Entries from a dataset
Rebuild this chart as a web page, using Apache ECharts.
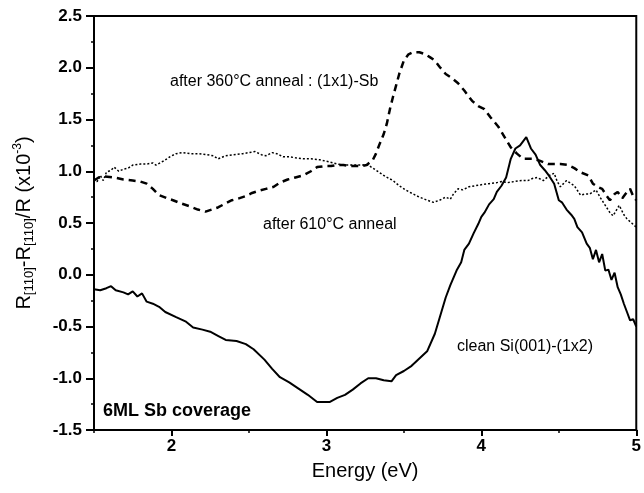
<!DOCTYPE html>
<html lang="en">
<head>
    <meta charset="UTF-8">
    <title>RAS spectra Sb/Si(001)</title>
    <script src="https://cdn.jsdelivr.net/npm/echarts@6/dist/echarts.min.js"></script>
    <style>
        html, body { margin: 0; padding: 0; background: #fff; }
        #chart { width: 644px; height: 493px; }
    </style>
</head>
<body>
    <div id="chart"></div>
    <script>
        // clean Si(001)-(1x2), solid line
        var energyClean = [1.50, 1.54, 1.58, 1.61, 1.64, 1.69, 1.72, 1.75, 1.78, 1.81, 1.84, 1.88, 1.92, 1.96, 2.03, 2.09, 2.14, 2.20, 2.25, 2.30,
            2.35, 2.42, 2.48, 2.53, 2.60, 2.65, 2.70, 2.76, 2.82, 2.88, 2.94, 3.02, 3.07, 3.12, 3.17, 3.22, 3.27, 3.32, 3.37, 3.42,
            3.45, 3.50, 3.55, 3.60, 3.65, 3.70, 3.73, 3.77, 3.80, 3.84, 3.87, 3.89, 3.92, 3.95, 3.98, 4.00, 4.02, 4.05, 4.08, 4.10,
            4.13, 4.16, 4.19, 4.22, 4.25, 4.29, 4.32, 4.35, 4.38, 4.41, 4.44, 4.47, 4.50, 4.52, 4.55, 4.58, 4.60, 4.62, 4.65, 4.68,
            4.70, 4.72, 4.74, 4.76, 4.78, 4.80, 4.82, 4.84, 4.86, 4.88, 4.90, 4.92, 4.94, 4.96, 4.98, 5.00];
        var clean = [-0.14, -0.15, -0.13, -0.11, -0.15, -0.17, -0.19, -0.16, -0.21, -0.18, -0.26, -0.28, -0.31, -0.36, -0.41, -0.45, -0.51, -0.53, -0.55, -0.59,
            -0.63, -0.64, -0.67, -0.72, -0.82, -0.91, -0.99, -1.04, -1.10, -1.16, -1.23, -1.23, -1.19, -1.16, -1.11, -1.05, -1.00, -1.00, -1.02, -1.03,
            -0.97, -0.93, -0.88, -0.81, -0.74, -0.57, -0.42, -0.22, -0.10, 0.04, 0.12, 0.24, 0.30, 0.40, 0.49, 0.56, 0.60, 0.68, 0.73, 0.80,
            0.86, 0.94, 1.12, 1.22, 1.25, 1.33, 1.22, 1.16, 1.06, 1.01, 0.95, 0.88, 0.72, 0.70, 0.63, 0.58, 0.54, 0.46, 0.41, 0.30,
            0.26, 0.15, 0.24, 0.12, 0.20, 0.04, 0.05, -0.05, 0.02, -0.12, -0.19, -0.28, -0.36, -0.44, -0.43, -0.50];

        // after 360°C anneal : (1x1)-Sb, dashed line
        var energy360 = [1.50, 1.53, 1.57, 1.63, 1.69, 1.75, 1.80, 1.84, 1.88, 1.92, 1.97, 2.01, 2.06, 2.12, 2.17, 2.22, 2.26, 2.30, 2.35, 2.39,
            2.44, 2.48, 2.52, 2.56, 2.61, 2.66, 2.70, 2.75, 2.80, 2.85, 2.90, 2.94, 2.99, 3.03, 3.07, 3.11, 3.15, 3.19, 3.23, 3.26,
            3.30, 3.32, 3.34, 3.37, 3.39, 3.41, 3.43, 3.45, 3.47, 3.50, 3.53, 3.56, 3.60, 3.64, 3.67, 3.70, 3.73, 3.77, 3.81, 3.85,
            3.89, 3.94, 3.98, 4.02, 4.06, 4.11, 4.15, 4.19, 4.23, 4.27, 4.31, 4.34, 4.38, 4.43, 4.47, 4.51, 4.56, 4.60, 4.64, 4.69,
            4.72, 4.75, 4.78, 4.81, 4.83, 4.86, 4.88, 4.91, 4.93, 4.96, 4.98, 5.00];
        var anneal360 = [0.91, 0.94, 0.95, 0.94, 0.92, 0.91, 0.90, 0.88, 0.83, 0.77, 0.74, 0.72, 0.69, 0.66, 0.63, 0.61, 0.63, 0.65, 0.69, 0.72,
            0.74, 0.76, 0.79, 0.81, 0.83, 0.85, 0.89, 0.92, 0.94, 0.96, 1.00, 1.04, 1.05, 1.05, 1.06, 1.06, 1.05, 1.05, 1.05, 1.06,
            1.11, 1.17, 1.25, 1.36, 1.46, 1.60, 1.72, 1.83, 1.94, 2.07, 2.13, 2.15, 2.15, 2.13, 2.10, 2.07, 2.01, 1.94, 1.90, 1.85,
            1.78, 1.68, 1.63, 1.60, 1.52, 1.43, 1.33, 1.23, 1.17, 1.12, 1.12, 1.12, 1.10, 1.07, 1.07, 1.07, 1.06, 1.03, 0.99, 0.96,
            0.88, 0.85, 0.83, 0.76, 0.72, 0.78, 0.80, 0.74, 0.78, 0.83, 0.76, 0.72];

        // after 610°C anneal, dotted line
        var energy610 = [1.50, 1.52, 1.54, 1.56, 1.58, 1.61, 1.63, 1.66, 1.69, 1.72, 1.75, 1.80, 1.84, 1.88, 1.90, 1.95, 1.99, 2.03, 2.07, 2.12,
            2.18, 2.23, 2.27, 2.30, 2.35, 2.40, 2.46, 2.50, 2.54, 2.58, 2.61, 2.65, 2.68, 2.72, 2.76, 2.80, 2.85, 2.90, 2.96, 3.02,
            3.07, 3.12, 3.17, 3.22, 3.27, 3.31, 3.34, 3.38, 3.43, 3.47, 3.51, 3.56, 3.60, 3.65, 3.69, 3.73, 3.77, 3.80, 3.82, 3.85,
            3.88, 3.92, 3.96, 4.00, 4.05, 4.10, 4.13, 4.17, 4.21, 4.26, 4.30, 4.33, 4.36, 4.40, 4.44, 4.47, 4.49, 4.51, 4.55, 4.58,
            4.60, 4.64, 4.67, 4.70, 4.74, 4.77, 4.80, 4.83, 4.85, 4.87, 4.89, 4.92, 4.94, 4.97, 5.00];
        var anneal610 = [0.93, 0.90, 0.96, 0.91, 0.99, 1.01, 1.04, 1.00, 1.02, 1.03, 1.06, 1.07, 1.07, 1.08, 1.06, 1.10, 1.14, 1.17, 1.18, 1.17,
            1.17, 1.16, 1.15, 1.12, 1.15, 1.16, 1.17, 1.18, 1.19, 1.16, 1.15, 1.18, 1.17, 1.14, 1.14, 1.13, 1.12, 1.12, 1.11, 1.09,
            1.07, 1.06, 1.06, 1.06, 1.06, 1.02, 0.99, 0.95, 0.91, 0.86, 0.82, 0.78, 0.75, 0.72, 0.70, 0.72, 0.75, 0.73, 0.78, 0.83,
            0.82, 0.85, 0.86, 0.87, 0.88, 0.89, 0.90, 0.89, 0.90, 0.91, 0.91, 0.93, 0.94, 0.91, 0.96, 0.98, 0.90, 0.85, 0.91, 0.88,
            0.86, 0.77, 0.78, 0.78, 0.82, 0.74, 0.67, 0.60, 0.57, 0.62, 0.67, 0.58, 0.54, 0.50, 0.46];

        var xLabels = [2, 3, 4, 5];

        function pairs(xs, ys) {
            return xs.map(function (x, i) { return [x, ys[i]]; });
        }

        var font = '"Liberation Sans", Arial, sans-serif';
        var chart = echarts.init(document.getElementById('chart'), null, { renderer: 'canvas' });

        chart.setOption({
            animation: false,
            backgroundColor: '#fff',
            grid: {
                left: 94, right: 1, top: 16, bottom: 63,
                show: true, borderColor: '#000', borderWidth: 2, backgroundColor: 'transparent'
            },
            xAxis: [{
                type: 'value', min: 1.5, max: 5, interval: 0.5, position: 'bottom',
                name: 'Energy (eV)', nameLocation: 'middle', nameGap: 31,
                nameTextStyle: { fontFamily: font, fontSize: 20, color: '#000' },
                axisLine: { show: true, onZero: false, lineStyle: { color: '#000', width: 2 } },
                axisTick: { show: true, customValues: xLabels, length: 6, lineStyle: { color: '#000', width: 2 } },
                axisLabel: { customValues: xLabels, margin: 8, fontFamily: font, fontSize: 17, fontWeight: 'bold', color: '#000' },
                splitLine: { show: false }
            }, {
                type: 'value', min: 1.5, max: 5, interval: 0.5, position: 'bottom',
                axisLine: { show: false, onZero: false },
                axisTick: { show: true, length: 3, lineStyle: { color: '#000', width: 1.5 } },
                axisLabel: { show: false },
                splitLine: { show: false }
            }],
            yAxis: {
                type: 'value', min: -1.5, max: 2.5, interval: 0.5,
                name: '{n|R}{s|[110]}{n|-R}{s|[110]}{n|/R (x10}{p|-3}{n|)}',
                nameLocation: 'middle', nameGap: 58, nameRotate: 90,
                nameTextStyle: {
                    fontFamily: font, color: '#000',
                    rich: {
                        n: { fontFamily: font, fontSize: 20, lineHeight: 24, color: '#000' },
                        s: { fontFamily: font, fontSize: 13, lineHeight: 13, verticalAlign: 'bottom', color: '#000' },
                        p: { fontFamily: font, fontSize: 12, lineHeight: 12, verticalAlign: 'top', color: '#000' }
                    }
                },
                axisLine: { show: true, onZero: false, lineStyle: { color: '#000', width: 2 } },
                axisTick: { show: true, length: 8, lineStyle: { color: '#000', width: 2 } },
                minorTick: { show: true, splitNumber: 2, length: 3, lineStyle: { color: '#000', width: 1.5 } },
                axisLabel: {
                    margin: 12, fontFamily: font, fontSize: 17, fontWeight: 'bold', color: '#000',
                    formatter: function (v) { return v.toFixed(1); }
                },
                splitLine: { show: false }
            },
            graphic: [
                { type: 'text', left: 170, top: 74, style: { text: 'after 360°C anneal : (1x1)-Sb', font: '16px ' + font, fill: '#000' } },
                { type: 'text', left: 263, top: 217, style: { text: 'after 610°C anneal', font: '16px ' + font, fill: '#000' } },
                { type: 'text', left: 457, top: 339, style: { text: 'clean Si(001)-(1x2)', font: '16px ' + font, fill: '#000' } },
                { type: 'text', left: 103, top: 402, style: { text: '6ML Sb coverage', font: 'bold 18px ' + font, fill: '#000' } }
            ],
            series: [{
                name: 'clean Si(001)-(1x2)', type: 'line', xAxisIndex: 0,
                data: pairs(energyClean, clean), showSymbol: false, smooth: false,
                lineStyle: { color: '#000', width: 2 }
            }, {
                name: 'after 360°C anneal', type: 'line', xAxisIndex: 0,
                data: pairs(energy360, anneal360), showSymbol: false,
                lineStyle: { color: '#000', width: 2.5, type: [7, 5] }
            }, {
                name: 'after 610°C anneal', type: 'line', xAxisIndex: 0,
                data: pairs(energy610, anneal610), showSymbol: false,
                lineStyle: { color: '#000', width: 1.5, type: [2, 2] }
            }]
        });
    </script>
</body>
</html>
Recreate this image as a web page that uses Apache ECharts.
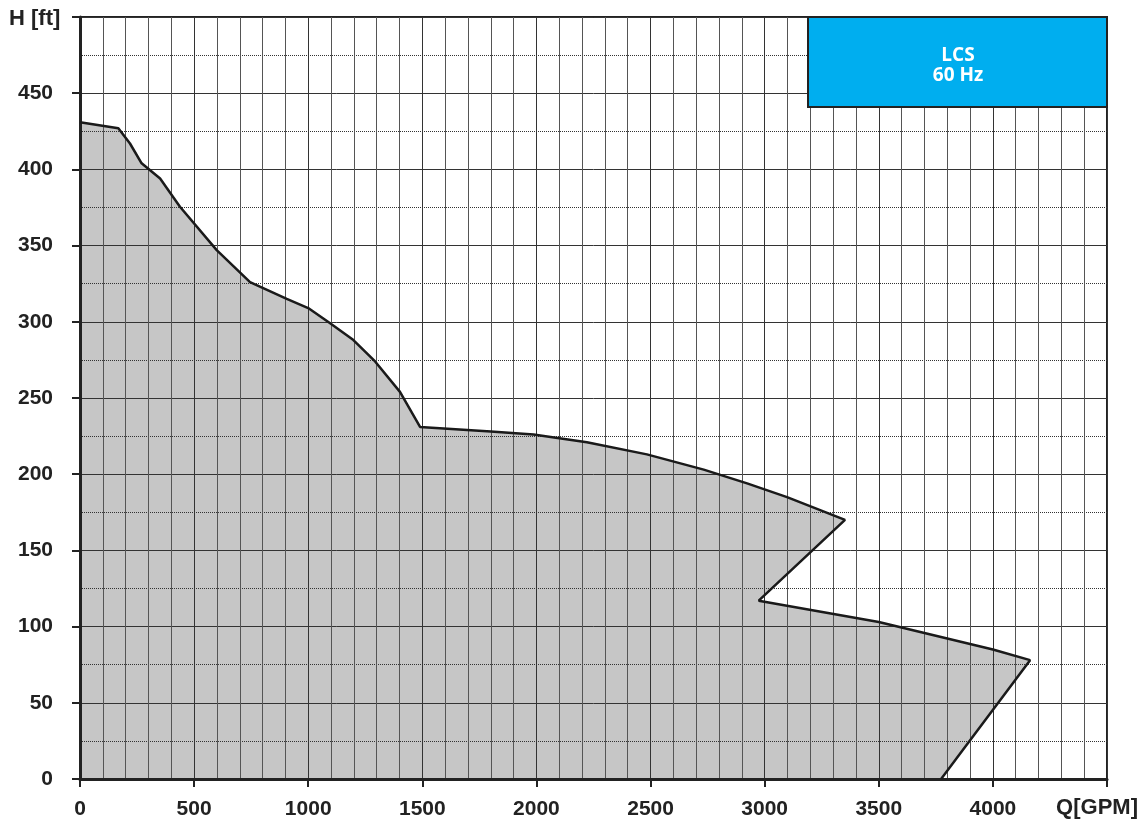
<!DOCTYPE html>
<html>
<head>
<meta charset="utf-8">
<title>LCS 60 Hz</title>
<script src="https://cdn.jsdelivr.net/npm/echarts@6/dist/echarts.min.js"></script>
<style>
  html, body { margin: 0; padding: 0; background: #fff; }
  #chart { width: 1142px; height: 827px; }
</style>
</head>
<body>
<div id="chart"></div>
<script>
// operating range envelope (Q in GPM, H in ft)
const flowGpm = [0, 168, 219, 270, 351, 438, 599, 745, 906, 1000, 1096, 1198, 1293, 1402, 1490, 1800, 1987, 2221, 2484, 2733, 2923, 3098, 3352, 2974, 3500, 4000, 4163, 3773]
const headFt = [431, 427, 417, 404, 394, 375.5, 347, 326, 315, 309, 299, 288, 274, 254, 231, 228, 226, 221, 213, 203, 194, 185, 170, 117, 103, 85, 78, 0]

const xAxisTitle = 'Q[GPM]'
const yAxisTitle = 'H [ft]'
const boxLines = ['LCS', '60 Hz']

const points = flowGpm.map((q, i) => [q, headFt[i]])

const font = 'Liberation Sans, Arial, sans-serif'
const chart = echarts.init(document.getElementById('chart'))

const option = {
  animation: false,
  backgroundColor: '#fff',
  grid: {
    left: 80,
    right: 35,
    top: 17,
    bottom: 48,
    show: true,
    borderColor: '#222',
    borderWidth: 2
  },
  xAxis: {
    type: 'value',
    min: 0,
    max: 4500,
    interval: 500,
    z: 2,
    axisLine: { lineStyle: { color: '#222', width: 3 } },
    axisTick: { show: true, length: 8, lineStyle: { color: '#222', width: 2 } },
    axisLabel: {
      color: '#222',
      fontFamily: font,
      fontWeight: 'bold',
      fontSize: 21,
      margin: 20,
      formatter: v => (v === 4500 ? '' : String(v))
    },
    splitLine: { show: true, lineStyle: { color: '#333', width: 1 } },
    minorTick: { show: false, splitNumber: 5 },
    minorSplitLine: { show: true, lineStyle: { color: '#555', width: 1 } }
  },
  yAxis: {
    type: 'value',
    min: 0,
    max: 500,
    interval: 50,
    z: 2,
    axisLine: { lineStyle: { color: '#222', width: 3 } },
    axisTick: { show: true, length: 8, lineStyle: { color: '#222', width: 2 } },
    axisLabel: {
      color: '#222',
      fontFamily: font,
      fontWeight: 'bold',
      fontSize: 21,
      margin: 27,
      formatter: v => (v === 500 ? '' : String(v))
    },
    splitLine: { show: true, lineStyle: { color: '#333', width: 1 } },
    minorTick: { show: false, splitNumber: 2 },
    minorSplitLine: { show: true, lineStyle: { color: '#333', width: 1, type: 'dotted' } }
  },
  series: [
    {
      // grey fill, kept under the grid lines
      type: 'line',
      z: 1,
      data: points,
      symbol: 'none',
      silent: true,
      lineStyle: { width: 0 },
      areaStyle: { color: '#c6c6c6', opacity: 1 }
    },
    {
      type: 'line',
      z: 3,
      data: points,
      symbol: 'none',
      lineStyle: { color: '#1a1a1a', width: 2.5 }
    }
  ],
  graphic: [
    {
      type: 'text',
      left: 9,
      top: 8,
      style: { text: yAxisTitle, font: 'bold 22px ' + font, fill: '#222' }
    },
    {
      type: 'text',
      right: 4,
      top: 797,
      style: { text: xAxisTitle, font: 'bold 22px ' + font, fill: '#222' }
    },
    {
      type: 'rect',
      z: 100,
      shape: { x: 808, y: 17, width: 299, height: 90 },
      style: { fill: '#00aeef', stroke: '#222', lineWidth: 2 }
    },
    {
      type: 'text',
      z: 101,
      x: 958,
      y: 66,
      style: {
        text: boxLines.join('\n'),
        font: 'bold 19px Open Sans, Noto Sans, sans-serif',
        fill: '#fff',
        align: 'center',
        verticalAlign: 'middle',
        lineHeight: 20
      }
    }
  ]
}

chart.setOption(option)
</script>
</body>
</html>
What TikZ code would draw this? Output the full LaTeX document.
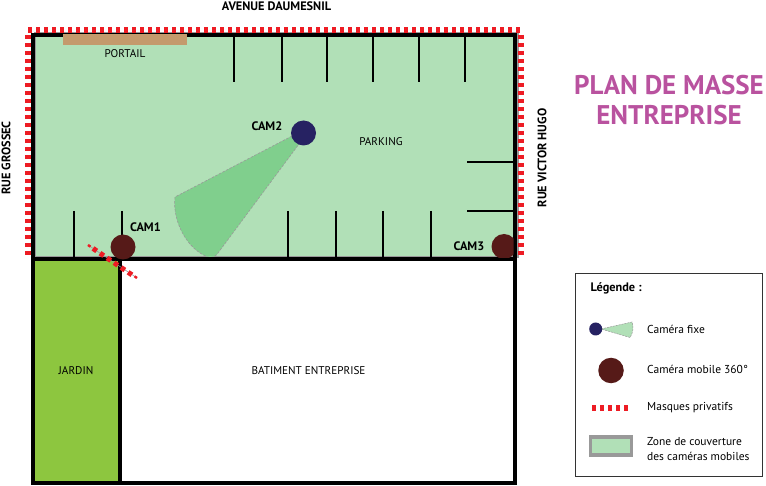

The exercise:
Pictures should be left out. Retype only the run of lines from the line containing "Recreate this image" to the line containing "const chart = echarts.init(document.getElementById('chart'))", inclusive.

Answer for the task:
Recreate this image as a web page that uses Apache ECharts.
<!DOCTYPE html>
<html>
<head>
<meta charset="utf-8">
<title>LCS 60 Hz</title>
<script src="https://cdn.jsdelivr.net/npm/echarts@6/dist/echarts.min.js"></script>
<style>
  html, body { margin: 0; padding: 0; background: #fff; }
  #chart { width: 1142px; height: 827px; }
</style>
</head>
<body>
<div id="chart"></div>
<script>
// operating range envelope (Q in GPM, H in ft)
const flowGpm = [0, 168, 219, 270, 351, 438, 599, 745, 906, 1000, 1096, 1198, 1293, 1402, 1490, 1800, 1987, 2221, 2484, 2733, 2923, 3098, 3352, 2974, 3500, 4000, 4163, 3773]
const headFt = [431, 427, 417, 404, 394, 375.5, 347, 326, 315, 309, 299, 288, 274, 254, 231, 228, 226, 221, 213, 203, 194, 185, 170, 117, 103, 85, 78, 0]

const xAxisTitle = 'Q[GPM]'
const yAxisTitle = 'H [ft]'
const boxLines = ['LCS', '60 Hz']

const points = flowGpm.map((q, i) => [q, headFt[i]])

const font = 'Liberation Sans, Arial, sans-serif'
const chart = echarts.init(document.getElementById('chart'))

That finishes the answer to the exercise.